Description of the task → Images are not part of the copy; transcribe all the data exactly.

##########

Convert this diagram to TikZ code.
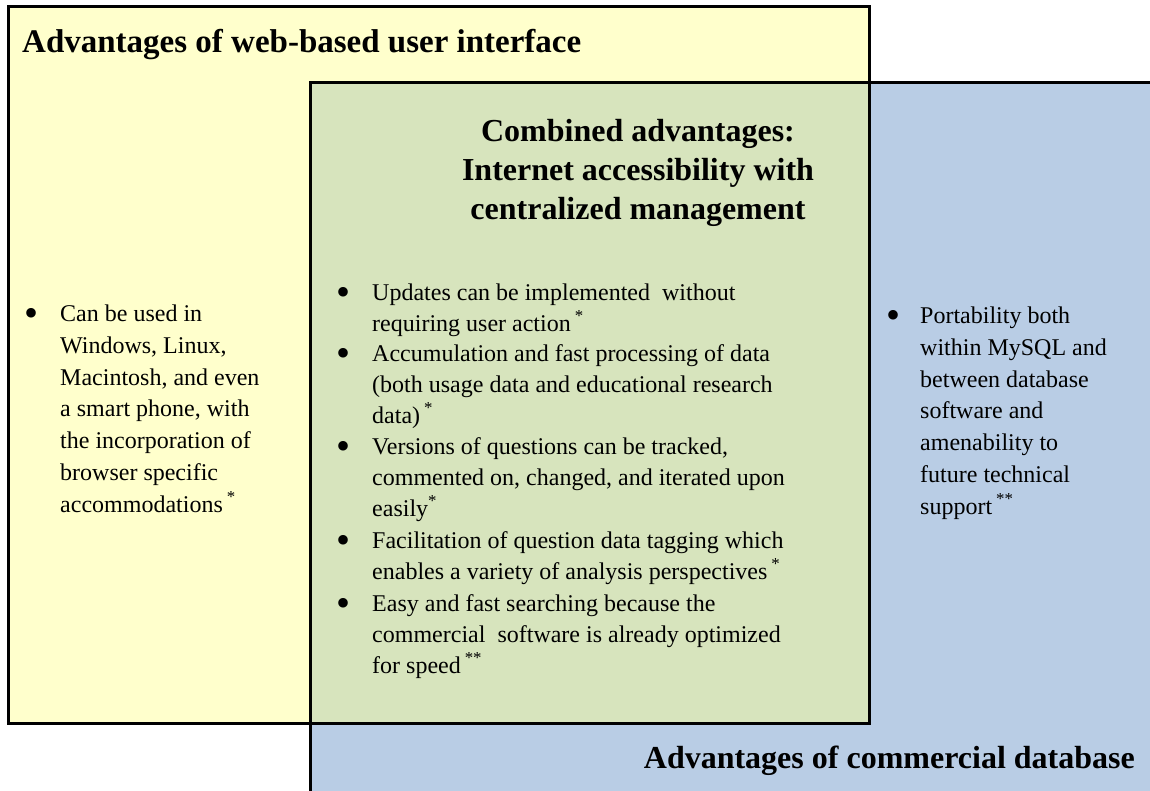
\documentclass[tikz,border=0pt]{standalone}
\usepackage{fontspec}
\setmainfont{Liberation Serif}
\definecolor{webyellow}{HTML}{FFFFCC}
\definecolor{dbblue}{HTML}{B9CDE5}
\definecolor{bothgreen}{HTML}{D7E4BD}
\newcommand{\dotmark}[1]{\llap{\raisebox{-5pt}{\fontsize{40}{0}\selectfont\textbullet}\hspace{#1}}}

\begin{document}
\begin{tikzpicture}[x=1pt, y=-1pt,
    heading/.style={font=\fontsize{32}{39}\selectfont\bfseries, inner sep=0pt},
    point/.style={font=\fontsize{24}{31}\selectfont, align=left, inner sep=0pt, anchor=base west},
    sidepoint/.style={point, font=\fontsize{24}{31.7}\selectfont},
    frame/.style={line width=3pt}]
  \useasboundingbox (0,0) rectangle (1150,791);
  \fill[webyellow] (8,7) rectangle (869,723);
  \fill[dbblue] (310,83) rectangle (1150,791);
  \fill[bothgreen] (310,83) rectangle (869,723);
  \draw[frame] (8,7) rectangle (869,723);
  \draw[frame] (1150,83) -| (310,791);

  \node[heading, font=\fontsize{33}{39}\selectfont\bfseries, anchor=base west] (webhead) at (22,53)
    {Advantages of web-based user interface};
  \node[heading, anchor=base east] (dbhead) at (1135,768) {Advantages of commercial database};
  \node[heading, align=center, anchor=base] (bothhead) at (638,220)
    {Combined advantages:\\Internet accessibility with\\centralized management};

  \node[sidepoint] (webpoint) at (60,512) {\dotmark{22pt}Can be used in\\
    Windows, Linux,\\Macintosh, and even\\a smart phone, with\\the incorporation of\\
    browser specific\\accommodations\,\textsuperscript{*}};

  \node[sidepoint] (dbpoint) at (920,514) {\dotmark{20pt}Portability both\\
    within MySQL and\\between database\\software and\\amenability to\\
    future technical\\support\,\textsuperscript{**}};

  \node[point] (update) at (372,331) {\dotmark{22pt}Updates can be implemented\ \ without\\
    requiring user action\,\textsuperscript{*}};
  \node[point] (collect) at (372,423) {\dotmark{22pt}Accumulation and fast processing of data\\
    (both usage data and educational research\\data)\,\textsuperscript{*}};
  \node[point] (version) at (372,516) {\dotmark{22pt}Versions of questions can be tracked,\\
    commented on, changed, and iterated upon\\easily\textsuperscript{*}};
  \node[point] (tagging) at (372,579) {\dotmark{22pt}Facilitation of question data tagging which\\
    enables a variety of analysis perspectives\,\textsuperscript{*}};
  \node[point] (search) at (372,673) {\dotmark{22pt}Easy and fast searching because the\\
    commercial\ \ software is already optimized\\for speed\,\textsuperscript{**}};
\end{tikzpicture}
\end{document}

##########

Response to the exercise →
Convert this diagram to TikZ code.
\documentclass[tikz,border=0pt]{standalone}
\usepackage{fontspec}
\setmainfont{Liberation Serif}
\definecolor{webyellow}{HTML}{FFFFCC}
\definecolor{dbblue}{HTML}{B9CDE5}
\definecolor{bothgreen}{HTML}{D7E4BD}
\newcommand{\dotmark}[1]{\llap{\raisebox{-5pt}{\fontsize{40}{0}\selectfont\textbullet}\hspace{#1}}}

\begin{document}
\begin{tikzpicture}[x=1pt, y=-1pt,
    heading/.style={font=\fontsize{32}{39}\selectfont\bfseries, inner sep=0pt},
    point/.style={font=\fontsize{24}{31}\selectfont, align=left, inner sep=0pt, anchor=base west},
    sidepoint/.style={point, font=\fontsize{24}{31.7}\selectfont},
    frame/.style={line width=3pt}]
  \useasboundingbox (0,0) rectangle (1150,791);
  \fill[webyellow] (8,7) rectangle (869,723);
  \fill[dbblue] (310,83) rectangle (1150,791);
  \fill[bothgreen] (310,83) rectangle (869,723);
  \draw[frame] (8,7) rectangle (869,723);
  \draw[frame] (1150,83) -| (310,791);

  \node[heading, font=\fontsize{33}{39}\selectfont\bfseries, anchor=base west] (webhead) at (22,53)
    {Advantages of web-based user interface};
  \node[heading, anchor=base east] (dbhead) at (1135,768) {Advantages of commercial database};
  \node[heading, align=center, anchor=base] (bothhead) at (638,220)
    {Combined advantages:\\Internet accessibility with\\centralized management};

  \node[sidepoint] (webpoint) at (60,512) {\dotmark{22pt}Can be used in\\
    Windows, Linux,\\Macintosh, and even\\a smart phone, with\\the incorporation of\\
    browser specific\\accommodations\,\textsuperscript{*}};

  \node[sidepoint] (dbpoint) at (920,514) {\dotmark{20pt}Portability both\\
    within MySQL and\\between database\\software and\\amenability to\\
    future technical\\support\,\textsuperscript{**}};

  \node[point] (update) at (372,331) {\dotmark{22pt}Updates can be implemented\ \ without\\
    requiring user action\,\textsuperscript{*}};
  \node[point] (collect) at (372,423) {\dotmark{22pt}Accumulation and fast processing of data\\
    (both usage data and educational research\\data)\,\textsuperscript{*}};
  \node[point] (version) at (372,516) {\dotmark{22pt}Versions of questions can be tracked,\\
    commented on, changed, and iterated upon\\easily\textsuperscript{*}};
  \node[point] (tagging) at (372,579) {\dotmark{22pt}Facilitation of question data tagging which\\
    enables a variety of analysis perspectives\,\textsuperscript{*}};
  \node[point] (search) at (372,673) {\dotmark{22pt}Easy and fast searching because the\\
    commercial\ \ software is already optimized\\for speed\,\textsuperscript{**}};
\end{tikzpicture}
\end{document}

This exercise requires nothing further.